To understand mindfulness (of a certain meditative type) you have to understand the issue of Subject-Object duality.
Subject-Object duality is a vestige of our predatory nature: a life-form (such as you are) eyes (sees) another life-form; zooms in, focuses, attends… to see if this other life-form is fit to eat; subject-object duality is born: “I” want “it.” This is our evolutionary past: our attention evolved to track patterns.
To attend is to objectify, to turn an aspect of reality into an “object,” into a “thing.” When you objectify an aspect of your environment at the very same time you are also objectifying yourself, turning your unconditional sense of being into a “thing” called “self.” Indeed, to attend to the Other is to distill yourself into a stand-alone Self out of the oneness of what surrounds you. Immersed in all that is at a baseline, we pop out of this anonymity of mindlessness as soon as we begin to track and hunt patterns.

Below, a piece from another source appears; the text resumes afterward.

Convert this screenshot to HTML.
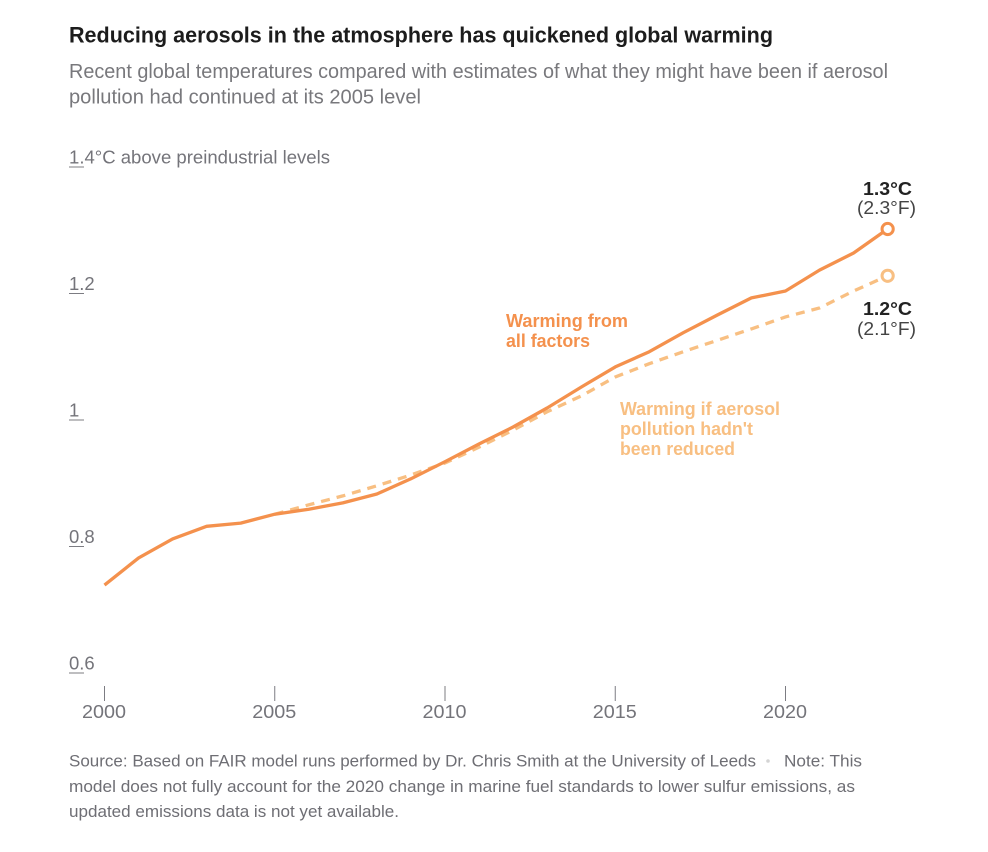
<!DOCTYPE html>
<html lang="en">
<head>
<meta charset="utf-8">
<title>Reducing aerosols in the atmosphere has quickened global warming</title>
<style>
html,body{margin:0;padding:0;background:#fff;width:988px;height:852px;overflow:hidden}
svg{display:block;font-family:"Liberation Sans",Arial,sans-serif}
.sub{font-size:20.5px;fill:#78787c}
.note{font-size:17px;fill:#6e6e74}
.tick{font-size:18.5px;fill:#74747a}
.lab{font-size:18.5px;font-weight:bold}
.val{font-size:18.5px;font-weight:bold;fill:#222;text-anchor:middle}
.valf{font-size:18.5px;fill:#444;text-anchor:middle}
</style>
</head>
<body>
<svg id="chart" width="988" height="852" viewBox="0 0 988 852" xmlns="http://www.w3.org/2000/svg">
<text x="69" y="42.5" font-size="22.5" font-weight="bold" fill="#1c1c1c" textLength="704" lengthAdjust="spacingAndGlyphs">Reducing aerosols in the atmosphere has quickened global warming</text>
<text class="sub" x="69" y="78" textLength="819" lengthAdjust="spacingAndGlyphs">Recent global temperatures compared with estimates of what they might have been if aerosol</text>
<text class="sub" x="69" y="103.5" textLength="352" lengthAdjust="spacingAndGlyphs">pollution had continued at its 2005 level</text>

<g id="axes"></g>
<g id="series"></g>

<text class="lab" fill="#f4914d" x="506" y="327" textLength="122" lengthAdjust="spacingAndGlyphs">Warming from</text>
<text class="lab" fill="#f4914d" x="506" y="347" textLength="84" lengthAdjust="spacingAndGlyphs">all factors</text>
<text class="lab" fill="#f8bf82" x="620" y="415" textLength="160" lengthAdjust="spacingAndGlyphs">Warming if aerosol</text>
<text class="lab" fill="#f8bf82" x="620" y="435" textLength="133" lengthAdjust="spacingAndGlyphs">pollution hadn't</text>
<text class="lab" fill="#f8bf82" x="620" y="455" textLength="115" lengthAdjust="spacingAndGlyphs">been reduced</text>

<text class="val" x="887.5" y="195" textLength="49" lengthAdjust="spacingAndGlyphs">1.3°C</text>
<text class="valf" x="886.5" y="214" textLength="59" lengthAdjust="spacingAndGlyphs">(2.3°F)</text>
<text class="val" x="887.5" y="315" textLength="49" lengthAdjust="spacingAndGlyphs">1.2°C</text>
<text class="valf" x="886.5" y="335" textLength="59" lengthAdjust="spacingAndGlyphs">(2.1°F)</text>

<text class="note" x="69" y="766.5" textLength="687" lengthAdjust="spacingAndGlyphs">Source: Based on FAIR model runs performed by Dr. Chris Smith at the University of Leeds</text>
<circle cx="768" cy="761" r="1.8" fill="#d4d4d4"></circle>
<text class="note" x="784" y="766.5" textLength="78" lengthAdjust="spacingAndGlyphs">Note: This</text>
<text class="note" x="69" y="792" textLength="786" lengthAdjust="spacingAndGlyphs">model does not fully account for the 2020 change in marine fuel standards to lower sulfur emissions, as</text>
<text class="note" x="69" y="817" textLength="330" lengthAdjust="spacingAndGlyphs">updated emissions data is not yet available.</text>
</svg>
<script>
var years = [2000,2001,2002,2003,2004,2005,2006,2007,2008,2009,2010,2011,2012,2013,2014,2015,2016,2017,2018,2019,2020,2021,2022,2023];
var allFactors = [0.739,0.782,0.812,0.832,0.837,0.851,0.859,0.869,0.883,0.907,0.934,0.962,0.989,1.019,1.052,1.084,1.108,1.138,1.166,1.193,1.204,1.237,1.264,1.302];
var noReductionYears = [2005,2006,2007,2008,2009,2010,2011,2012,2013,2014,2015,2016,2017,2018,2019,2020,2021,2022,2023];
var noReduction = [0.851,0.866,0.880,0.896,0.913,0.932,0.957,0.984,1.013,1.038,1.068,1.089,1.108,1.126,1.144,1.163,1.177,1.204,1.228];
var xTicks = [2000,2005,2010,2015,2020];
var yTicks = [0.6,0.8,1,1.2,1.4];
var yTickLabels = ["0.6","0.8","1","1.2","1.4°C above preindustrial levels"];

var NS = "http://www.w3.org/2000/svg";
function xScale(year){ return 104.5 + (year - 2000) * 34.05; }
function yScale(v){ return 673 - (v - 0.6) * 632.5; }
function make(tag, parent, attrs){
  var el = document.createElementNS(NS, tag);
  for (var k in attrs) el.setAttribute(k, attrs[k]);
  parent.appendChild(el);
  return el;
}
function pathFrom(xs, vs){
  return xs.map(function(x, i){
    return (i ? "L" : "M") + xScale(x).toFixed(1) + " " + yScale(vs[i]).toFixed(1);
  }).join(" ");
}
var axes = document.getElementById("axes");
var series = document.getElementById("series");

yTicks.forEach(function(t, i){
  var y = yScale(t);
  var line = make("line", axes, {x1:69, x2:84, y1:y, y2:y, stroke:"#7c7c82", "stroke-width":1});
  
  
  var label = make("text", axes, {x:69, y:y - 3.5, "class":"tick"});
  
  
  label.textContent = yTickLabels[i];
  if (i === 4) {
    label.setAttribute("textLength", "261");
    label.setAttribute("lengthAdjust", "spacingAndGlyphs");
  }
});
xTicks.forEach(function(t){
  var x = xScale(t);
  var line = make("line", axes, {x1:x, x2:x, y1:686, y2:701, stroke:"#7c7c82", "stroke-width":1});
  
  
  var label = make("text", axes, {x:x - 0.5, y:718, "class":"tick", "text-anchor":"middle", textLength:"44", lengthAdjust:"spacingAndGlyphs"});
  
  
  label.textContent = t;
});

var dashed = make("path", series, {d:pathFrom(noReductionYears, noReduction), fill:"none", stroke:"#f8bf82", "stroke-width":3.3, "stroke-dasharray":"9 7"});


var solid = make("path", series, {d:pathFrom(years, allFactors), fill:"none", stroke:"#f4914d", "stroke-width":3.3, "stroke-linejoin":"round"});



var endB = make("circle", series, {cx:xScale(noReductionYears[noReductionYears.length-1]), cy:yScale(noReduction[noReduction.length-1]), r:5.6, fill:"#fff", stroke:"#f8bf82", "stroke-width":3});


var endA = make("circle", series, {cx:xScale(years[years.length-1]), cy:yScale(allFactors[allFactors.length-1]), r:5.6, fill:"#fff", stroke:"#f4914d", "stroke-width":3});


</script>
</body>
</html>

We are first and foremost informational hunter-gatherers.
So then what is mindfulness? Mindfulness is a return to this primordial oneness in which you no longer differentiate between yourself and your object of attention, between Self and Other, between Ego and Eco, between Subject and Object.
Mindfulness is, in a sense, a collapse of Subject-Object duality. Put differently, mindfulness is a form of mindlessness of self (a forgetting of self, a state of no-self, a state of pattern-indifference, a state of no-mind).
To sum up: mind is a pattern-hunger; mindfulness is the satisfaction of this hunger through letting go of the pattern.